• **Your task**
Return all lines where the word "draw" can be found.

• **Entries with chart source code**
******************************

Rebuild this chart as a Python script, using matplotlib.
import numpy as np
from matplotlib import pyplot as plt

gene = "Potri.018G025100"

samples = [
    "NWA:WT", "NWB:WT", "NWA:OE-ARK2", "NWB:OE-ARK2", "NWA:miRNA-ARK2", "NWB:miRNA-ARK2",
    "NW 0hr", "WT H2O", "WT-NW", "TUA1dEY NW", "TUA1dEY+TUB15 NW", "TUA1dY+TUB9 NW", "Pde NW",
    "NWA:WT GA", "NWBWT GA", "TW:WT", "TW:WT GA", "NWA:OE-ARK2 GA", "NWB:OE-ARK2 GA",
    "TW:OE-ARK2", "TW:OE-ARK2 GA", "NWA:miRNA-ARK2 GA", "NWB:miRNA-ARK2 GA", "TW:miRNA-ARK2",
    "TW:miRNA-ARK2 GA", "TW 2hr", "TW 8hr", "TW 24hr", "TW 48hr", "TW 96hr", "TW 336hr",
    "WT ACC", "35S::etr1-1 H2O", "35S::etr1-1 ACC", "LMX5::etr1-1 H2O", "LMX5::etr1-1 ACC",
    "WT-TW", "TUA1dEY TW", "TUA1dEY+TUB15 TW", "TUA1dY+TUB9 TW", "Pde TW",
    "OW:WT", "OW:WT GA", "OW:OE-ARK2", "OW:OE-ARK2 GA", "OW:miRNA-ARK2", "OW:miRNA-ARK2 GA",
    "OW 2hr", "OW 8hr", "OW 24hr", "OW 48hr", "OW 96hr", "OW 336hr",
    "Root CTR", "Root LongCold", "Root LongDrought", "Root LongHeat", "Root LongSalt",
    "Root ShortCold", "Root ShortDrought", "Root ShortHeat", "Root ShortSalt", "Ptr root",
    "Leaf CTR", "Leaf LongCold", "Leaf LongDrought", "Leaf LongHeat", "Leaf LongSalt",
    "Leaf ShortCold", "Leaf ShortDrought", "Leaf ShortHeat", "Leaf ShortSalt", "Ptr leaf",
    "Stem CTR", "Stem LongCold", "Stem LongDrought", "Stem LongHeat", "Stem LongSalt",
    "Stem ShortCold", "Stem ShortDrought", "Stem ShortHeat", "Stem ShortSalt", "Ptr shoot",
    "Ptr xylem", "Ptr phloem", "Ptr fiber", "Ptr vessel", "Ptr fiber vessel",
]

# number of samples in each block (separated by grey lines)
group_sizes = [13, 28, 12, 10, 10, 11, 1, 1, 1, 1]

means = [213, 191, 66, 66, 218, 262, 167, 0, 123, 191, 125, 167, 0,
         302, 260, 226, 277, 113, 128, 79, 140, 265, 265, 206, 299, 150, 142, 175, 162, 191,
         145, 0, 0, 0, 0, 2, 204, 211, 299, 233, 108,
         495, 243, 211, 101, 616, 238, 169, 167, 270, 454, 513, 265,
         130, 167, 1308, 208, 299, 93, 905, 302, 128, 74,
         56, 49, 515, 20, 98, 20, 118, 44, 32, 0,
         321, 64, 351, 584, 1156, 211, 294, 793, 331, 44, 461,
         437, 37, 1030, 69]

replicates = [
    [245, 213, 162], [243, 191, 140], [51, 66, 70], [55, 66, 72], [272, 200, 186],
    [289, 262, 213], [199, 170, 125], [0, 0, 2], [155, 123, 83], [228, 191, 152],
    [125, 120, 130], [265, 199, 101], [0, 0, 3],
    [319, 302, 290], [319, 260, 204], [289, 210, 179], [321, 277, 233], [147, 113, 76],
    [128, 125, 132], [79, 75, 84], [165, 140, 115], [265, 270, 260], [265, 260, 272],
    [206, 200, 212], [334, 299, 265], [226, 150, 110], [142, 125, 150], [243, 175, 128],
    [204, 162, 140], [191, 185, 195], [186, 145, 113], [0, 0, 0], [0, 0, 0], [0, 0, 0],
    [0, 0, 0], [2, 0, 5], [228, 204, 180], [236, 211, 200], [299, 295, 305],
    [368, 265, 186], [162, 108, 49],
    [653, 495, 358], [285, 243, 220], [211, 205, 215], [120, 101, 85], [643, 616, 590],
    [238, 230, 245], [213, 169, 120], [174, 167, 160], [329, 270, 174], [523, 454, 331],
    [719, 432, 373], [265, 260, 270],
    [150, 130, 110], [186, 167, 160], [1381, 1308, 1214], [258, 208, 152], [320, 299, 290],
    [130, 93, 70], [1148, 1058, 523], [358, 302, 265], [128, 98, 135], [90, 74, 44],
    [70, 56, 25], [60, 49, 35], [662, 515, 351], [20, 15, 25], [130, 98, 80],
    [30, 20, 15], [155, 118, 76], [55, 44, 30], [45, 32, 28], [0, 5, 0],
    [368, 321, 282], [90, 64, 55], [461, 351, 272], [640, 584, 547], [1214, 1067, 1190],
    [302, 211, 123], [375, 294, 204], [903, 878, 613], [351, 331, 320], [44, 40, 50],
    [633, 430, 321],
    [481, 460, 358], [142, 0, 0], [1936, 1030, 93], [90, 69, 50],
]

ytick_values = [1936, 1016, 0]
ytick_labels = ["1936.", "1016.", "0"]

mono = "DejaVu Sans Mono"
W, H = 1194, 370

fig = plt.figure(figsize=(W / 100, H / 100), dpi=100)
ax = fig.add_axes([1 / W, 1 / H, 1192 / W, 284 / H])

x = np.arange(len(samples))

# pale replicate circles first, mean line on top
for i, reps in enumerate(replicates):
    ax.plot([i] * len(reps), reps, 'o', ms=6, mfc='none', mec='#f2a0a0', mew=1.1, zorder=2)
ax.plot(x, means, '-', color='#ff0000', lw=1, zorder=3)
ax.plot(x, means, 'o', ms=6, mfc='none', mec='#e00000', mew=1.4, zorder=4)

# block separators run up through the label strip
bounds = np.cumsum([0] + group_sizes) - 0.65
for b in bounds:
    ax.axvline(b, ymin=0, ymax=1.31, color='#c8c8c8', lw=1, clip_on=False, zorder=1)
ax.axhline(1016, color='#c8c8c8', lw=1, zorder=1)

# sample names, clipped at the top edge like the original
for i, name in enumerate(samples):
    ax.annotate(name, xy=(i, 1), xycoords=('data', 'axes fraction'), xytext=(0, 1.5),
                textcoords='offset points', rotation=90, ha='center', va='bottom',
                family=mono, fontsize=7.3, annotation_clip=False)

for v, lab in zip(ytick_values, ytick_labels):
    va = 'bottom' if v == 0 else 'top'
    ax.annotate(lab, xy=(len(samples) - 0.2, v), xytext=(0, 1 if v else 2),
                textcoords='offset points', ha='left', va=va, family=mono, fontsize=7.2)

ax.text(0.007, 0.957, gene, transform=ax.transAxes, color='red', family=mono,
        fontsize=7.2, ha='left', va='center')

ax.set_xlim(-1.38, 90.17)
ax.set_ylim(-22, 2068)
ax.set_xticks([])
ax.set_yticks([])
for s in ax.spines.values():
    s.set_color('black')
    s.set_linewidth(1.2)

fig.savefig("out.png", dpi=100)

******************************

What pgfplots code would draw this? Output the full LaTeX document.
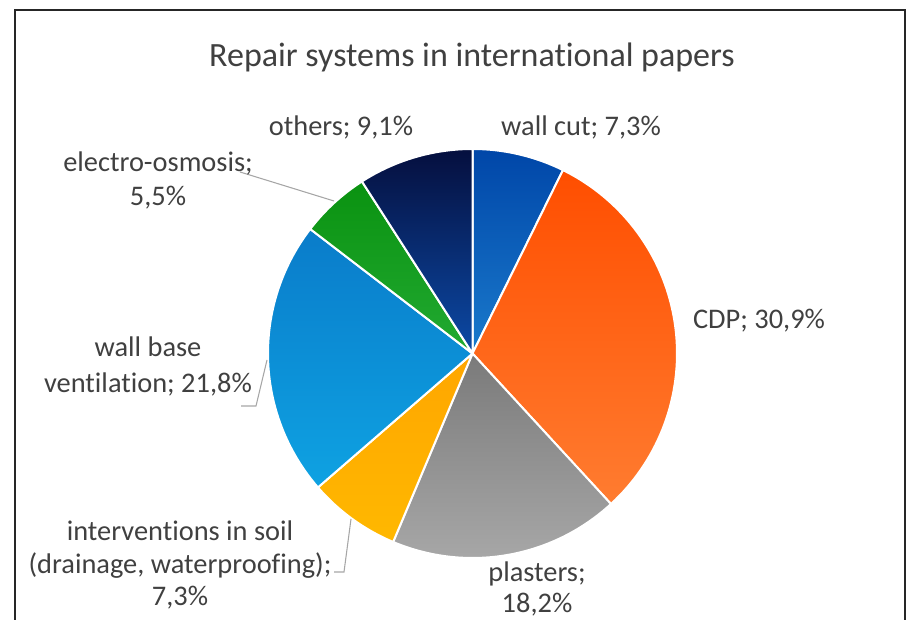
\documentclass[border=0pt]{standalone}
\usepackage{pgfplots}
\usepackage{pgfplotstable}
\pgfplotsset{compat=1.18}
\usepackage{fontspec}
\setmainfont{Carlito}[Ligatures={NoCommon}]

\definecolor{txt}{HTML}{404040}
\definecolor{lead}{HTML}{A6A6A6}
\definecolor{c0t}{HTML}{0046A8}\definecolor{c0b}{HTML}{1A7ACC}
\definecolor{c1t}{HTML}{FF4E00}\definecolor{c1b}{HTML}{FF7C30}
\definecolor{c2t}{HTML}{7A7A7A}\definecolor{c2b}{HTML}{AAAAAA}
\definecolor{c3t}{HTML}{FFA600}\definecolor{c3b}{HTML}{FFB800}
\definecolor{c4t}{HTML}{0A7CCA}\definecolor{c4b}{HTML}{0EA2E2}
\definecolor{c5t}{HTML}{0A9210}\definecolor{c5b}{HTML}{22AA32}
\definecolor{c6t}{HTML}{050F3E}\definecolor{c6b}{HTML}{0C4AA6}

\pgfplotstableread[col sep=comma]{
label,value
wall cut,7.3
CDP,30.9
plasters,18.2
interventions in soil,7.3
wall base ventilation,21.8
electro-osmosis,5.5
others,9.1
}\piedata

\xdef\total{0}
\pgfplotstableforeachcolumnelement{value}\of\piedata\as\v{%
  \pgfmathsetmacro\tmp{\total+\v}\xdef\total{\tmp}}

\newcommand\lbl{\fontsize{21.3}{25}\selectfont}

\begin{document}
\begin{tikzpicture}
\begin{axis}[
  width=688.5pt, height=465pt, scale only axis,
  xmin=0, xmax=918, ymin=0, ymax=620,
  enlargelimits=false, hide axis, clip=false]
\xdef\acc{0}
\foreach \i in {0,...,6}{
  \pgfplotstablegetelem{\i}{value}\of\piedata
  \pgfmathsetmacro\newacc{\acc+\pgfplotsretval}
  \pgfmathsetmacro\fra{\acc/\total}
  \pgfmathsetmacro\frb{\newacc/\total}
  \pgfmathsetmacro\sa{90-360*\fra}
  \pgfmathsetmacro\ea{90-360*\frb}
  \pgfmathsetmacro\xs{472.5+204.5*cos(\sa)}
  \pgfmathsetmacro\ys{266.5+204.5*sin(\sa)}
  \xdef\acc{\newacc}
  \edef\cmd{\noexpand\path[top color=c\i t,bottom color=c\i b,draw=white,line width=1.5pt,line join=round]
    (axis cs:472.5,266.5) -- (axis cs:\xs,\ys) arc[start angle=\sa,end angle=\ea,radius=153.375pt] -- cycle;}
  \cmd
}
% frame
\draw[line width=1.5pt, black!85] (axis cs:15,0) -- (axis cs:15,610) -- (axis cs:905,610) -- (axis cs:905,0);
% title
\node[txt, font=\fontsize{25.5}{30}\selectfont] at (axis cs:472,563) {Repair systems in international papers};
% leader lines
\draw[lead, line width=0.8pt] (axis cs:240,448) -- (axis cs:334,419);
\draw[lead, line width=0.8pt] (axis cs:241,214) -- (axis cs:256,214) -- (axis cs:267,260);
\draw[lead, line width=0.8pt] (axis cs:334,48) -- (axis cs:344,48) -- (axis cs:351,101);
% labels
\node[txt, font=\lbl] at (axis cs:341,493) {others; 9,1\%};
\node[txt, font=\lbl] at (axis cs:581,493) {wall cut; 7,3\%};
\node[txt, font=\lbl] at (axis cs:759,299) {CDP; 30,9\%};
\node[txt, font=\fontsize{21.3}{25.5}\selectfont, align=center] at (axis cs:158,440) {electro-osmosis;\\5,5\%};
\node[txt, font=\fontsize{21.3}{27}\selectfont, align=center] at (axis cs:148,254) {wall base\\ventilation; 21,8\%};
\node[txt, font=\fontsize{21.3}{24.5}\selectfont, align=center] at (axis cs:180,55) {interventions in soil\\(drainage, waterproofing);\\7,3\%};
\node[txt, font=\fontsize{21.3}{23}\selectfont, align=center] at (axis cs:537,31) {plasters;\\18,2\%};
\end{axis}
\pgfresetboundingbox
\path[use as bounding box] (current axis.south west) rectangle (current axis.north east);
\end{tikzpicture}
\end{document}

******************************

• **Solution to this task**
What pgfplots code would draw this? Output the full LaTeX document.
  \edef\cmd{\noexpand\path[top color=c\i t,bottom color=c\i b,draw=white,line width=1.5pt,line join=round]
\draw[line width=1.5pt, black!85] (axis cs:15,0) -- (axis cs:15,610) -- (axis cs:905,610) -- (axis cs:905,0);
\draw[lead, line width=0.8pt] (axis cs:240,448) -- (axis cs:334,419);
\draw[lead, line width=0.8pt] (axis cs:241,214) -- (axis cs:256,214) -- (axis cs:267,260);
\draw[lead, line width=0.8pt] (axis cs:334,48) -- (axis cs:344,48) -- (axis cs:351,101);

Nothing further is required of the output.